Quel mondo è divenuto, lungo gli anni, il deposito di tutte le culture obsolete della storia della sinistra. Occorre notare che un contributo fondamentale e fatale alla propria débacle finale venne dalla personalizzazione estrema da parte dello stesso Renzi, che arrivò ad annunciare il ritiro dalla politica, se fosse stato sconfitto. La politicizzazione/partitizzazione impropria del referendum confermò a Renzi Il 40% delle elezioni europee, ma il 60% si pronunciò per il NO. Certo, alle spalle stava l’errore strategico più grave: la rottura improvvida del Nazareno, che però si deve spiegare quale risposta tattica frettolosa alla fortissima pressione dell’antiberlusconismo ideologico del PD.

Dunque: la rottura con la tradizione comunista e democristiana è avvenuta sulla concezione della politica, del partito, dei rapporti tra cittadini e Stato. Quelle tradizioni possono piegarsi a politiche socio-economiche un po’ più moderate o un po’ più radicali, ma non possono assolutamente accettare il ridimensionamento del rapporto partito/Stato a favore di un rapporto diretto cittadini/stato e di un rapporto diretto iscritti/leader. Per D’Alema e Bersani si trattava di una minaccia mortale. Perciò, tutto il vecchio gruppo dirigente in un primo tempo ha cercato l’appeasement con Renzi, poi ha caricato a testa bassa. Ogni giorno un attacco, un agguato, una presa di distanza, una delegittimazione: Renzi è di destra, Renzi è estraneo alla sinistra, Renzi è craxiforme, Renzi è berlusconiforme. Renzi è la quinta colonna del nemico, è un traditore ecc… Secondo la recentissima accusa di Bersani, “Renzi ha reciso le radici della sinistra”. D’Alema ha da sempre teorizzato con tipica arroganza rappresa: solo noi siamo la sinistra certificata, Renzi faccia il suo piccolo partito di centro! Poi ci alleiamo. Lo schema è quello classico.

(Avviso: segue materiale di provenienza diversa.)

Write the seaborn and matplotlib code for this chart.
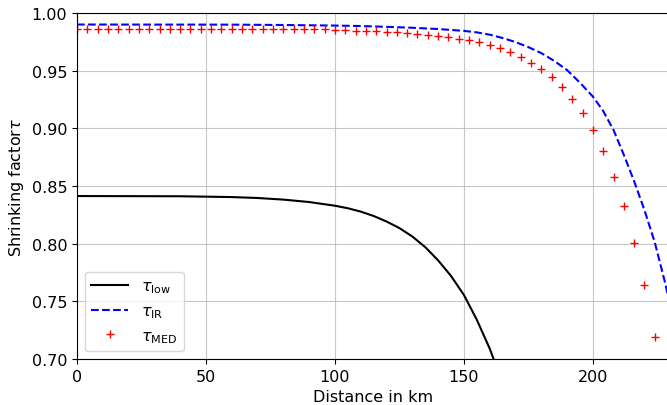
import numpy as np
import pandas as pd
import matplotlib
matplotlib.use("Agg")
import matplotlib.pyplot as plt
import seaborn as sns

# tau_low (black solid)
low_x = [0, 40, 60, 70, 80, 90, 100, 105, 110, 115, 120, 125, 130, 135, 140, 145, 150,
         155, 160, 165]
low_y = [0.8413, 0.8411, 0.8404, 0.8396, 0.8382, 0.8361, 0.8329, 0.8307, 0.8278, 0.8240,
         0.8192, 0.8135, 0.8062, 0.7970, 0.7855, 0.7720, 0.7555, 0.7340, 0.7090, 0.6790]

# tau_IR (blue dashed)
ir_x = [0, 60, 80, 100, 110, 120, 130, 140, 150, 155, 160, 165, 170, 175, 180, 185, 190,
        195, 200, 204, 208, 212, 216, 220, 224, 228, 232]
ir_y = [0.9900, 0.9899, 0.9896, 0.9891, 0.9887, 0.9880, 0.9872, 0.9861, 0.9845, 0.9832,
        0.9812, 0.9783, 0.9748, 0.9704, 0.9652, 0.9585, 0.9505, 0.9395, 0.9275, 0.9150,
        0.8985, 0.8770, 0.8540, 0.8290, 0.8010, 0.7660, 0.7250]

# tau_MED (red plus markers)
med_x = list(range(0, 225, 4))
med_y = [0.9857] * 25 + [0.9852, 0.9850, 0.9848, 0.9845, 0.9842, 0.9838, 0.9833, 0.9826,
                         0.9818, 0.9810, 0.9800, 0.9790, 0.9778, 0.9765, 0.9745, 0.9724,
                         0.9695, 0.9658, 0.9620, 0.9570, 0.9513, 0.9443, 0.9356, 0.9252,
                         0.9130, 0.8985, 0.8800, 0.8580, 0.8330, 0.8010, 0.7640, 0.7190]

plt.rcParams["font.family"] = ["DejaVu Sans"]
plt.rcParams["font.size"] = 11.5

fig = plt.figure(figsize=(6.67, 4.06), dpi=100)
ax = fig.add_axes([77 / 667, 46 / 406, 592 / 667, 346 / 406])

sns.lineplot(x=low_x, y=low_y, color="black", linewidth=1.5, ax=ax, label=r"$\tau_{\rm low}$")
sns.lineplot(x=ir_x, y=ir_y, color="blue", linewidth=1.5, linestyle="--", ax=ax,
             label=r"$\tau_{\rm IR}$")
ax.plot(med_x, med_y, linestyle="none", marker="+", color="red", markersize=6,
        label=r"$\tau_{\rm MED}$")

ax.set_xlim(0, 229.5)
ax.set_ylim(0.70, 1.00)
ax.set_xticks([0, 50, 100, 150, 200])
ax.set_yticks(np.arange(0.70, 1.001, 0.05))
ax.yaxis.set_major_formatter(matplotlib.ticker.FormatStrFormatter("%.2f"))
ax.grid(True, color="#b0b0b0", linewidth=0.8, alpha=0.7)
ax.set_axisbelow(True)
ax.set_xlabel("Distance in km")
ax.set_ylabel("Shrinking factor" + r"$\tau$")
ax.legend(loc="lower left", fontsize=11.5, handlelength=2.3)

fig.savefig("out.png", dpi=100)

L’incerta avventura di Italia Viva

Dunque, sì, Renzi è percepito come un intruso, perciò è effettivamente un intruso nella lunga e immobile storia della sinistra comunista e democristiana. Che non è mai riuscita a rifondarsi e fondersi nel PD, partito socialista-liberale e cattolico-liberale, riformista, maggioritario, di governo. E’ dal 1996 che ci provano. L’Ulivo è stato precocemente colpito da Xilella dalemiana.

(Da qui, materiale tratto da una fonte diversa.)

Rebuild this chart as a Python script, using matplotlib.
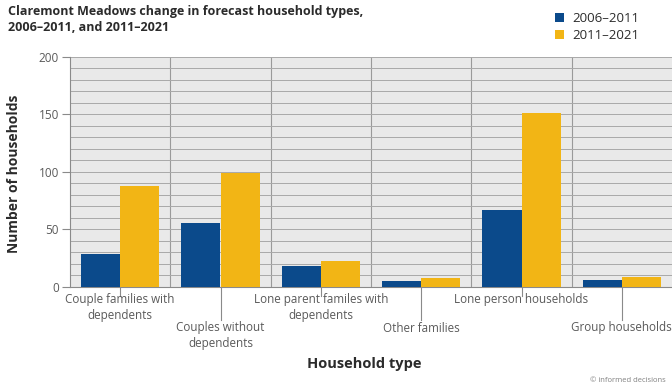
import matplotlib
matplotlib.use("Agg")
import matplotlib.pyplot as plt
import numpy as np
from matplotlib.patches import Patch

# Household change data
categories = [
    "Couple families with\ndependents",
    "Couples without\ndependents",
    "Lone parent familes with\ndependents",
    "Other families",
    "Lone person households",
    "Group households",
]
series_names = ["2006\u20132011", "2011\u20132021"]
values_2006_2011 = [28, 55, 18, 5, 67, 6]
values_2011_2021 = [88, 99, 22, 7, 151, 8]
y_ticks = [0, 50, 100, 150, 200]

BLUE = "#0b4a8b"
YELLOW = "#f2b515"
TEXT = "#2b2b2b"
TICK_TEXT = "#5a5a5a"
LINE = "#8a8a8a"

plt.rcParams["font.family"] = ["Open Sans", "DejaVu Sans"]

fig = plt.figure(figsize=(6.72, 3.88), dpi=100)
ax = fig.add_axes([70 / 672, 1 - 286.5 / 388, 602 / 672, 229.5 / 388])

x = np.arange(len(categories))
w = 0.39
ax.bar(x - w / 2, values_2006_2011, w, color=BLUE, zorder=3)
ax.bar(x + w / 2, values_2011_2021, w, color=YELLOW, zorder=3)

ax.set_xlim(-0.5, len(categories) - 0.5)
ax.set_ylim(0, 200)
ax.set_facecolor("#e9e9e9")

# y axis: labelled every 50, gridlines every 10
ax.set_yticks(y_ticks)
ax.set_yticks(np.arange(0, 201, 10), minor=True)
ax.tick_params(axis="y", which="major", length=6, color=LINE, labelsize=8.5,
               labelcolor=TICK_TEXT, pad=2)
ax.tick_params(axis="y", which="minor", length=0)
ax.grid(axis="y", which="both", color="#a9a9a9", linewidth=0.7, zorder=0)

# x axis: vertical separators between categories
ax.set_xticks(x)
ax.set_xticks(x[:-1] + 0.5, minor=True)
ax.tick_params(axis="x", which="both", length=0, labelbottom=False)
ax.grid(axis="x", which="minor", color="#9a9a9a", linewidth=0.8, zorder=0)
ax.set_axisbelow(True)

for s in ("top", "right"):
    ax.spines[s].set_visible(False)
for s in ("left", "bottom"):
    ax.spines[s].set_color(LINE)
    ax.spines[s].set_linewidth(0.8)

# staggered category labels with leader ticks
trans = ax.get_xaxis_transform()
ax_h = 229.5
for i, label in enumerate(categories):
    if i % 2 == 0:
        tick_end = -9.5 / ax_h
        text_top = -7.0 / ax_h
    else:
        tick_end = -33.5 / ax_h
        text_top = -35.0 / ax_h
    ax.plot([x[i], x[i]], [0, tick_end], transform=trans, color=LINE,
            linewidth=0.8, clip_on=False)
    ax.text(x[i], text_top, label, transform=trans, ha="center", va="top",
            fontsize=8.4, color=TICK_TEXT, linespacing=1.3)

fig.text(8 / 672, 1 - 5 / 388,
         "Claremont Meadows change in forecast household types,\n"
         "2006\u20132011, and 2011\u20132021",
         ha="left", va="top", fontsize=9, fontweight="bold", color=TEXT,
         linespacing=1.3)

fig.text(14 / 672, 1 - 174 / 388, "Number of households", rotation=90,
         ha="center", va="center", fontsize=10, fontweight="bold", color=TEXT)
fig.text(364 / 672, 1 - 364 / 388, "Household type", ha="center",
         va="center", fontsize=10.5, fontweight="bold", color=TEXT)
fig.text(666 / 672, 1 - 381 / 388, "\u00a9 informed decisions", ha="right",
         va="center", fontsize=5.5, color="#808080")

handles = [Patch(facecolor=BLUE, edgecolor="none"),
           Patch(facecolor=YELLOW, edgecolor="none")]
fig.legend(handles, series_names, loc="upper left",
           bbox_to_anchor=(543 / 672, 1 - 0 / 388), frameon=False,
           fontsize=9.5, handlelength=0.7, handleheight=0.7,
           handletextpad=0.6, labelspacing=0.35, labelcolor=TEXT)

fig.savefig("out.png", dpi=100, facecolor="white")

Poteva Renzi stare dentro il PD a dare battaglia, come molti riformisti di lungo corso gli hanno consigliato, tanto più che – si osserva – il PD si è dimostrato contendibile? Certo che poteva. L’alternativa tra “dentrismo” e “fuorismo” è antica nella sinistra storicamente esposta alle scissioni. Per esempio, Napolitano con altri ha fatto la battaglia riformista/migliorista, prima nella scia di Amendola e poi in proprio, per sessant’anni, sempre “dentro”. Ha gestito la sua corrente con prudenza, ha piazzato i propri uomini, è diventato Presidente della repubblica.

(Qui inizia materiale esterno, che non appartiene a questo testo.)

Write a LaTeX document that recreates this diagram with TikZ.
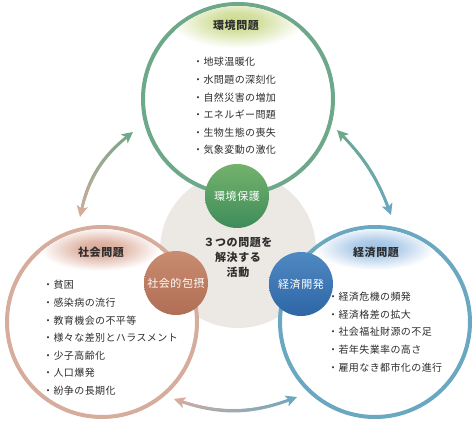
\documentclass[tikz,border=0pt]{standalone}
\usepackage{fontspec}
\usetikzlibrary{arrows.meta,decorations.markings}
\newfontfamily\jp[LetterSpace=5]{Noto Sans CJK JP}
\newfontfamily\jpitem[LetterSpace=4]{Noto Sans CJK JP}

\definecolor{txt}{HTML}{2E2E2E}
\definecolor{envring}{HTML}{6DA88A}
\definecolor{socring}{HTML}{D6AC9C}
\definecolor{ecoring}{HTML}{6AA8C2}
\definecolor{hubgray}{HTML}{ECE9E4}
\definecolor{envblob}{HTML}{C9D98A}
\definecolor{socblob}{HTML}{D9A593}
\definecolor{ecoblob}{HTML}{9CC0E4}
\definecolor{envtop}{HTML}{74B26C}
\definecolor{envbot}{HTML}{3E8C5B}
\definecolor{soctop}{HTML}{C98C70}
\definecolor{socbot}{HTML}{B06E55}
\definecolor{ecotop}{HTML}{4F89C2}
\definecolor{ecobot}{HTML}{2E66A6}

\pgfdeclareradialshading{envpatch}{\pgfpoint{0bp}{0bp}}{color(0bp)=(envblob); color(9bp)=(envblob!80!white); color(25bp)=(white); color(50bp)=(white)}
\pgfdeclareradialshading{socpatch}{\pgfpoint{0bp}{0bp}}{color(0bp)=(socblob); color(9bp)=(socblob!80!white); color(25bp)=(white); color(50bp)=(white)}
\pgfdeclareradialshading{ecopatch}{\pgfpoint{0bp}{0bp}}{color(0bp)=(ecoblob); color(9bp)=(ecoblob!80!white); color(25bp)=(white); color(50bp)=(white)}

\tikzset{
  ring/.style={circle, draw=#1, line width=4pt, fill=white, minimum size=190pt, inner sep=0pt},
  ball/.style 2 args={circle, minimum size=64pt, inner sep=0pt, top color=#1, bottom color=#2,
    text=white, font=\jp\fontsize{11}{13}\selectfont},
  head/.style={inner sep=0pt, text=txt, font=\jp\bfseries\fontsize{11}{13}\selectfont},
  item/.style={anchor=west, inner sep=0pt, text=txt, font=\jpitem\fontsize{10}{12}\selectfont},
  gradarrow/.style 2 args={line width=2.8pt, draw=#1!50!#2,
    arrows={Stealth[length=11pt,width=11pt,inset=2.5pt,color=#1]-Stealth[length=11pt,width=11pt,inset=2.5pt,color=#2]},
    postaction={decorate},
    decoration={markings, mark=between positions 8pt and -8pt step 0.6pt with {%
      \pgfmathtruncatemacro\mixval{100*\pgfkeysvalueof{/pgf/decoration/mark info/distance from start}/\pgfdecoratedpathlength}%
      \fill[#2!\mixval!#1] (0,0) circle (1.4pt);}}}
}

\begin{document}
\begin{tikzpicture}[x=1pt,y=-1pt]
  \useasboundingbox (0,0) rectangle (474,423);

  % centre disc and the three rings
  \node[circle, fill=hubgray, minimum size=156pt, inner sep=0pt] (hub) at (238,250) {};
  \node[ring=envring] (env) at (238,99) {};
  \node[ring=socring] (soc) at (102,322) {};
  \node[ring=ecoring] (eco) at (375,322) {};

  % soft header patches
  \begin{scope}
    \clip (env.center) circle (93pt);
    \shade[shading=envpatch] (237,22) ellipse [x radius=66pt, y radius=26pt];
  \end{scope}
  \begin{scope}
    \clip (soc.center) circle (93pt);
    \shade[shading=socpatch] (100,249) ellipse [x radius=60pt, y radius=22pt];
  \end{scope}
  \begin{scope}
    \clip (eco.center) circle (93pt);
    \shade[shading=ecopatch] (375,248) ellipse [x radius=60pt, y radius=22pt];
  \end{scope}

  \node[head] (envhead) at (236,25) {環境問題};
  \node[head] (sochead) at (101,252) {社会問題};
  \node[head] (ecohead) at (376,252) {経済問題};

  % lists
  \foreach \t [count=\i from 0] in {地球温暖化, 水問題の深刻化, 自然災害の増加, エネルギー問題, 生物生態の喪失, 気象変動の激化}
  {
  \node[item] (env\i) at (193,{62+17.6*\i}) {・\t};
  }
  \foreach \t [count=\i from 0] in {貧困, 感染病の流行, 教育機会の不平等, 様々な差別とハラスメント, 少子高齢化, 人口爆発, 紛争の長期化}
  {
  \node[item] (soc\i) at (43,{285+17.6*\i}) {・\t};
  }
  \foreach \t [count=\i from 0] in {経済危機の頻発, 経済格差の拡大, 社会福祉財源の不足, 若年失業率の高さ, 雇用なき都市化の進行}
  {
  \node[item] (eco\i) at (328,{297+17.6*\i}) {・\t};
  }

  % activities
  \node[ball={envtop}{envbot}] (envball) at (237,196) {環境保護};
  \node[ball={soctop}{socbot}] (socball) at (176,283) {社会的包摂};
  \node[ball={ecotop}{ecobot}] (ecoball) at (301,284) {経済開発};

  \node[align=center, text=txt, font=\jp\bfseries\fontsize{11}{15}\selectfont] (goal) at (238,258) {３つの問題を\\解決する\\活動};

  % arrows between the rings
  \coordinate (socup) at (80,217);
  \coordinate (envleft) at (133,132);
  \coordinate (envright) at (337,130);
  \coordinate (ecoup) at (391,215);
  \coordinate (socright) at (174,399);
  \coordinate (ecoleft) at (297,397);
  \draw[gradarrow={socring}{envring}] (socup) to[bend left=20] (envleft);
  \draw[gradarrow={envring}{ecoring}] (envright) to[bend left=12] (ecoup);
  \draw[gradarrow={socring}{ecoring}] (socright) to[bend right=20] (ecoleft);

\end{tikzpicture}
\end{document}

Il guaio è che il modello-Napolitano è fallito ed è scaduto. Il PD di Zingaretti non è affatto riformista. Più che dai programmi dichiarati, lo si evince dagli uomini posti nei gangli di partito e di governo. Sì, c’è una minoranza socialista-liberale e cattolico-liberale che intende rimanere nel PD, che si batte per diventare maggioranza e che, pertanto, non vuole seguire Renzi. Essa dispone di uomini ricchi di esperienze di governo e dotati di competenze politiche e intellettuali di prim’ordine. Ha solo un problema: che manca di un leader, quello che trasforma le idee in mobilitazione, in politica e in organizzazione. L’unico leader riformista è Renzi, con tutte le sue virtù e i suoi palesi difetti. Che però sta ormai fuori. Impazienza, disperazione, visionarietà? Dunque, un errore politico? Chi può dirlo?

Intanto, quale identità di ITALIA VIVA? Dire che si colloca nel Centro “moderato”, solo perché non è di destra sovranista e non è di sinistra radicale, è limitarsi a fare della teologia negativa. Nel dibattito corrono molti stenogrammi ideologici e vengono applicate molte etichette, di cui ha fatto uso lo stesso Renzi: liberale, liberal-democratico, liberale di sinistra, centro democratico… Si capirà di più quando saranno date risposte alle domande attorcigliate nei seguenti nodi: Europa federale? Italia federale? Questione meridionale? Riforma istituzionale in senso presidenziale e conseguente sistema elettorale maggioritario a doppio turno? Riforma fiscale? Riduzione del debito pubblico? Forma-partito? Riforma della giustizia? Ecc… ecc… Su questi punti si deciderà il destino del macronismo all’italiana.